== Aim ==
Among the records below, find each line that includes the string "React" and copy it.

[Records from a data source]
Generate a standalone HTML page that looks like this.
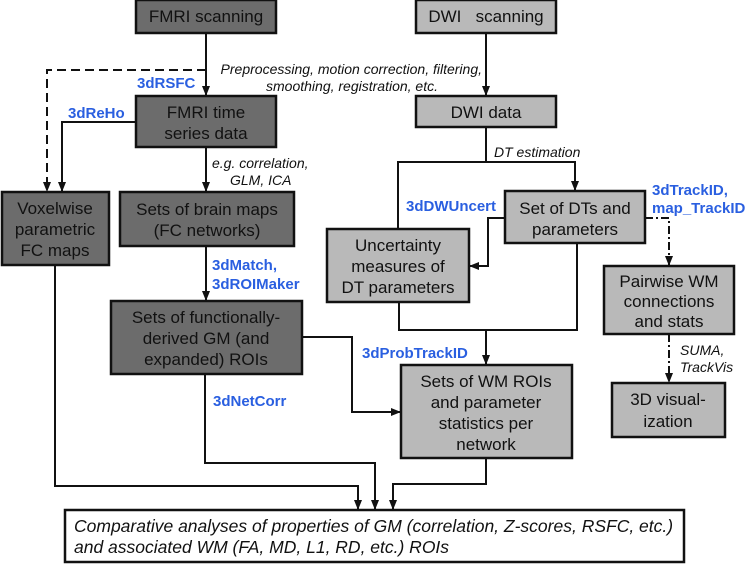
<!DOCTYPE html>
<html><head><meta charset="utf-8"><style>
html,body{margin:0;padding:0;background:#fff}
svg{display:block}
.bt{font-family:"Liberation Sans",sans-serif;font-size:17px;fill:#111;text-anchor:middle}
.bl{font-family:"Liberation Sans",sans-serif;font-size:15px;font-weight:bold;fill:#2a5fe0}
.it{font-family:"Liberation Sans",sans-serif;font-size:14px;font-style:italic;fill:#111}
.dk{fill:#6c6c6c;stroke:#111;stroke-width:2.5}
.lt{fill:#b9b9b9;stroke:#111;stroke-width:2.5}
.ln{fill:none;stroke:#111;stroke-width:2}
</style></head><body>
<svg width="750" height="565" viewBox="0 0 750 565" xmlns="http://www.w3.org/2000/svg">
<defs><marker id="a" markerWidth="10" markerHeight="10" refX="9" refY="5" orient="auto" markerUnits="userSpaceOnUse"><path d="M0,1 L10,5 L0,9 Z" fill="#111"/></marker></defs>

<path class="ln" d="M206,33 V95" marker-end="url(#a)"/>
<path class="ln" d="M206,70 H47 V191" stroke-dasharray="9,5" marker-end="url(#a)"/>
<path class="ln" d="M136,122 H62 V191" marker-end="url(#a)"/>
<path class="ln" d="M206,147 V191" marker-end="url(#a)"/>
<path class="ln" d="M206,246 V300" marker-end="url(#a)"/>
<path class="ln" d="M302,337 H352 V412 H400" marker-end="url(#a)"/>
<path class="ln" d="M205,374 V463 H375 V509" marker-end="url(#a)"/>
<path class="ln" d="M55,265 V486 H358 V509" marker-end="url(#a)"/>
<path class="ln" d="M486,458 V484 H393 V509" marker-end="url(#a)"/>
<path class="ln" d="M486,33 V95" marker-end="url(#a)"/>
<path class="ln" d="M486,127 V162"/>
<path class="ln" d="M398,228 V162 H575 V190" marker-end="url(#a)"/>
<path class="ln" d="M505,218 H488 V266 H470" marker-end="url(#a)"/>
<path class="ln" d="M399,302 V330 H577 V243"/>
<path class="ln" d="M486,330 V364" marker-end="url(#a)"/>
<path class="ln" d="M645,218 H669 V265" stroke-dasharray="8,3,2,3" marker-end="url(#a)"/>
<path class="ln" d="M669,334 V382" stroke-dasharray="8,3,2,3" marker-end="url(#a)"/>

<rect class="dk" x="136" y="0" width="140" height="33"/>
<text class="bt" x="206" y="22">FMRI scanning</text>
<rect class="lt" x="416" y="0" width="140" height="33"/>
<text class="bt" x="486" y="22" xml:space="preserve">DWI   scanning</text>
<rect class="dk" x="136" y="96" width="140" height="51"/>
<text class="bt" x="206" y="118">FMRI time</text><text class="bt" x="206" y="139">series data</text>
<rect class="lt" x="416" y="96" width="140" height="31"/>
<text class="bt" x="486" y="118">DWI data</text>
<rect class="dk" x="2" y="192" width="107" height="73"/>
<text class="bt" x="55" y="214">Voxelwise</text><text class="bt" x="55" y="235">parametric</text><text class="bt" x="55" y="256">FC maps</text>
<rect class="dk" x="120" y="192" width="174" height="54"/>
<text class="bt" x="207" y="215">Sets of brain maps</text><text class="bt" x="207" y="236">(FC networks)</text>
<rect class="dk" x="111" y="301" width="191" height="73"/>
<text class="bt" x="206" y="323">Sets of functionally-</text><text class="bt" x="206" y="344">derived GM (and</text><text class="bt" x="206" y="365">expanded) ROIs</text>
<rect class="lt" x="327" y="229" width="142" height="73"/>
<text class="bt" x="398" y="251">Uncertainty</text><text class="bt" x="398" y="272">measures of</text><text class="bt" x="398" y="293">DT parameters</text>
<rect class="lt" x="505" y="191" width="140" height="52"/>
<text class="bt" x="575" y="214">Set of DTs and</text><text class="bt" x="575" y="235">parameters</text>
<rect class="lt" x="604" y="266" width="130" height="68"/>
<text class="bt" x="669" y="287">Pairwise WM</text><text class="bt" x="669" y="307">connections</text><text class="bt" x="669" y="327">and stats</text>
<rect class="lt" x="401" y="365" width="171" height="93"/>
<text class="bt" x="486" y="387">Sets of WM ROIs</text><text class="bt" x="486" y="408">and parameter</text><text class="bt" x="486" y="429">statistics per</text><text class="bt" x="486" y="450">network</text>
<rect class="lt" x="612" y="383" width="113" height="54"/>
<text class="bt" x="668" y="405">3D visual-</text><text class="bt" x="668" y="427">ization</text>
<rect x="65" y="510" width="619" height="52" fill="#fff" stroke="#111" stroke-width="2.5"/>
<text class="bt" x="74" y="532" style="text-anchor:start;font-style:italic;font-size:17.5px">Comparative analyses of properties of GM (correlation, Z-scores, RSFC, etc.)</text>
<text class="bt" x="74" y="553" style="text-anchor:start;font-style:italic;font-size:17.5px">and associated WM (FA, MD, L1, RD, etc.) ROIs</text>

<text class="bl" x="137" y="88">3dRSFC</text>
<text class="bl" x="68" y="118">3dReHo</text>
<text class="bl" x="212" y="270">3dMatch,</text>
<text class="bl" x="212" y="289">3dROIMaker</text>
<text class="bl" x="213" y="406">3dNetCorr</text>
<text class="bl" x="362" y="358">3dProbTrackID</text>
<text class="bl" x="406" y="211">3dDWUncert</text>
<text class="bl" x="652" y="195">3dTrackID,</text>
<text class="bl" x="652" y="213">map_TrackID</text>

<text class="it" x="482" y="74" style="text-anchor:end">Preprocessing, motion correction, filtering,</text>
<text class="it" x="438" y="91" style="text-anchor:end">smoothing, registration, etc.</text>
<text class="it" x="212" y="168">e.g. correlation,</text>
<text class="it" x="230" y="185">GLM, ICA</text>
<text class="it" x="494" y="157">DT estimation</text>
<text class="it" x="680" y="355">SUMA,</text>
<text class="it" x="680" y="372">TrackVis</text>
</svg>
</body></html>
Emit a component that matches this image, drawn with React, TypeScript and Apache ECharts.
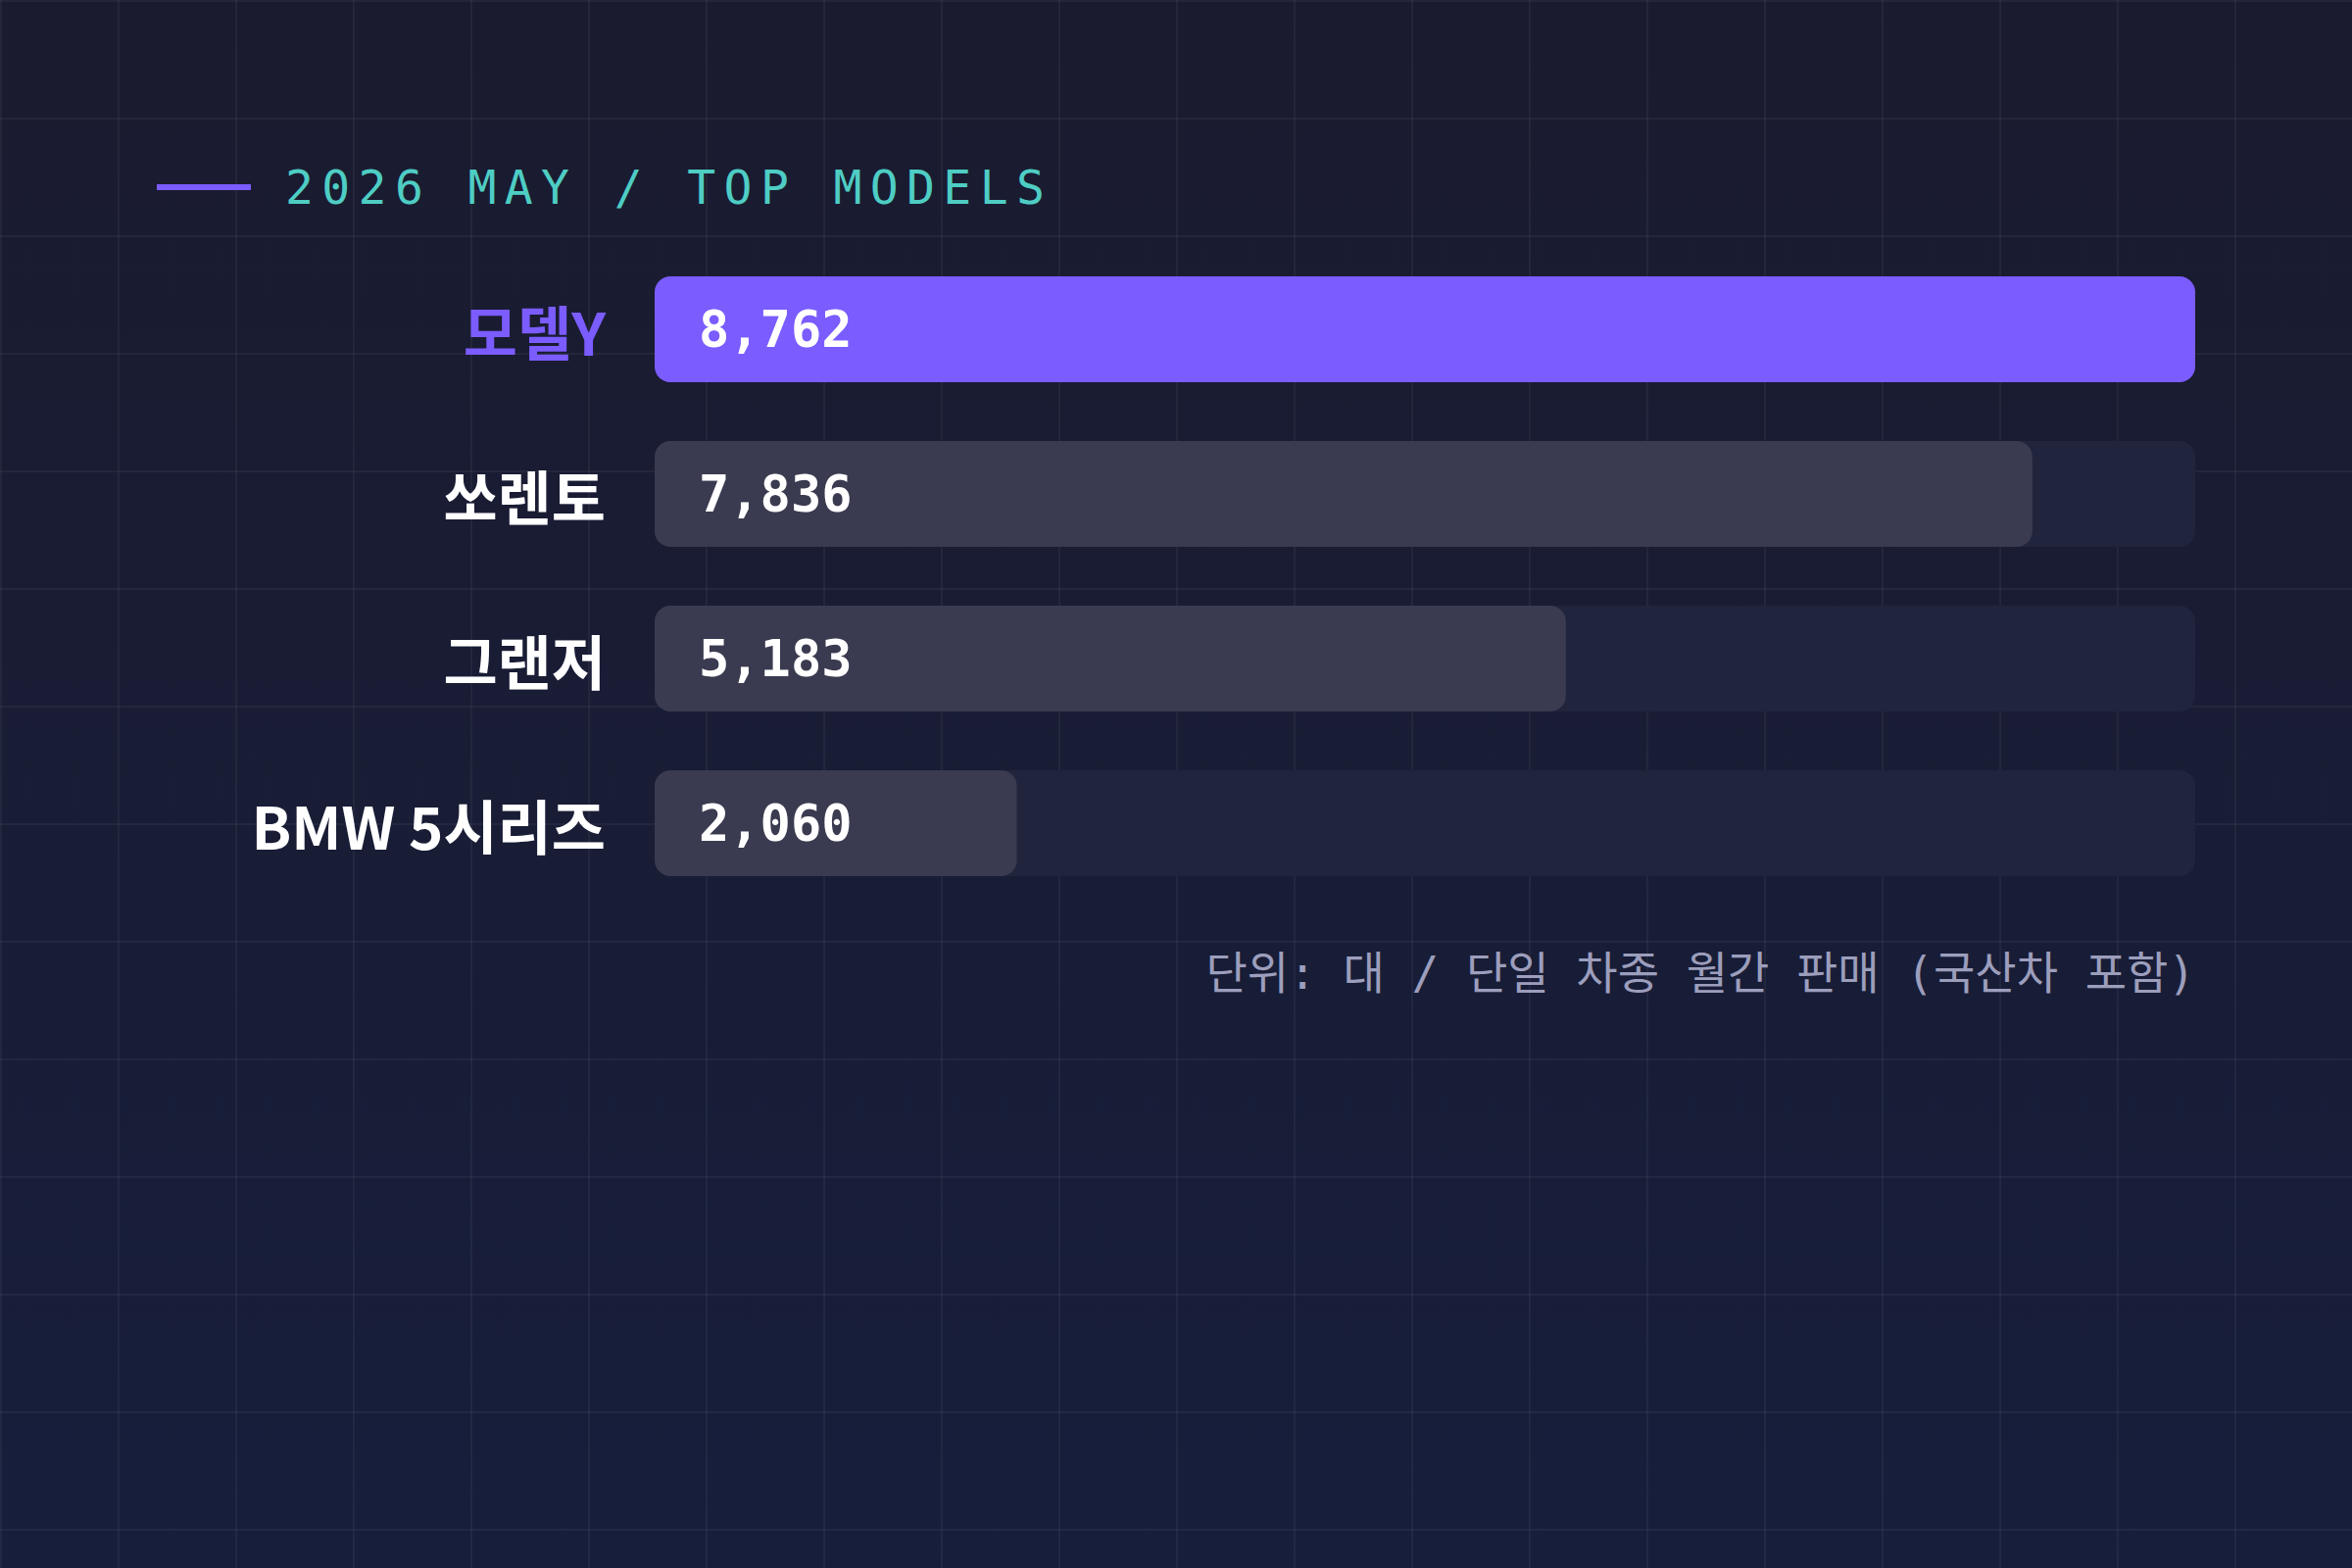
import React, { useEffect, useRef } from "react";
import * as echarts from "echarts";

const categories = ["모델Y", "쏘렌토", "그랜저", "BMW 5시리즈"];
const sales = [8762, 7836, 5183, 2060];
const highlightIndex = 0;
const titleText = "2026 MAY / TOP MODELS";
const footnoteText = "단위: 대 / 단일 차종 월간 판매 (국산차 포함)";

const PURPLE = "#7B5CFF";
const GRAY = "#3A3A50";
const TRACK = "#20243D";
const TEAL = "#4ECDC4";
const MONO = "'DejaVu Sans Mono', 'Noto Sans CJK KR', monospace";
const SANS = "'Noto Sans CJK KR', 'Noto Sans', sans-serif";

export default function App() {
  const ref = useRef<HTMLDivElement | null>(null);

  useEffect(() => {
    if (!ref.current) return;
    const chart = echarts.init(ref.current, undefined, { renderer: "svg" });
    const maxVal = Math.max(...sales);
    chart.setOption({
      animation: false,
      backgroundColor: "transparent",
      grid: { left: 668, right: 160, top: 252, height: 672, containLabel: false },
      xAxis: {
        type: "value",
        min: 0,
        max: maxVal,
        show: false,
      },
      yAxis: {
        type: "category",
        inverse: true,
        data: categories,
        axisLine: { show: false },
        axisTick: { show: false },
        splitLine: { show: false },
        axisLabel: {
          margin: 50,
          fontFamily: SANS,
          fontSize: 60,
          fontWeight: "bold",
          color: "#FFFFFF",
          formatter: (v: string, i: number) => (i === highlightIndex ? `{hl|${v}}` : v),
          rich: {
            hl: {
              color: PURPLE,
              fontFamily: SANS,
              fontSize: 60,
              fontWeight: "bold",
            },
          },
        },
      },
      series: [
        {
          type: "bar",
          barWidth: 108,
          showBackground: true,
          backgroundStyle: { color: TRACK, borderRadius: 16 },
          itemStyle: { borderRadius: 16 },
          data: sales.map((v, i) => ({
            value: v,
            itemStyle: { color: i === highlightIndex ? PURPLE : GRAY, borderRadius: 16 },
          })),
          label: {
            show: true,
            position: "insideLeft",
            distance: 45,
            fontFamily: MONO,
            fontSize: 52,
            fontWeight: "bold",
            color: "#FFFFFF",
            formatter: (p: any) => Number(p.value).toLocaleString("en-US"),
          },
        },
      ],
      graphic: [
        {
          type: "rect",
          shape: { x: 160, y: 188, width: 96, height: 6 },
          style: { fill: PURPLE },
        },
        {
          type: "text",
          x: 291,
          y: 191,
          style: {
            text: titleText,
            fontFamily: MONO,
            fontSize: 48,
            fill: TEAL,
            verticalAlign: "middle",
            align: "left",
          },
        },
        {
          type: "text",
          x: 2240,
          y: 993,
          style: {
            text: footnoteText,
            fontFamily: MONO,
            fontSize: 46,
            fill: "#9C9EBC",
            verticalAlign: "middle",
            align: "right",
          },
        },
      ],
    });
    return () => chart.dispose();
  }, []);

  return (
    <>
      <style>{`#chartbox text[style*="48px"] { letter-spacing: 8.4px; }`}</style>
      <div
        id="chartbox"
        ref={ref}
        style={{
          position: "fixed",
          left: 0,
          top: 0,
          width: 2400,
          height: 1600,
          backgroundColor: "#191c33",
          backgroundImage:
            "linear-gradient(to right, rgba(255,255,255,0.045) 2px, transparent 2px), linear-gradient(to bottom, rgba(255,255,255,0.045) 2px, transparent 2px), linear-gradient(180deg, #1a1b2f 0%, #171e3b 100%)",
          backgroundSize: "120px 120px, 120px 120px, 100% 100%",
        }}
      />
    </>
  );
}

== Result of the task ==
Emit a component that matches this image, drawn with React, TypeScript and Apache ECharts.
import React, { useEffect, useRef } from "react";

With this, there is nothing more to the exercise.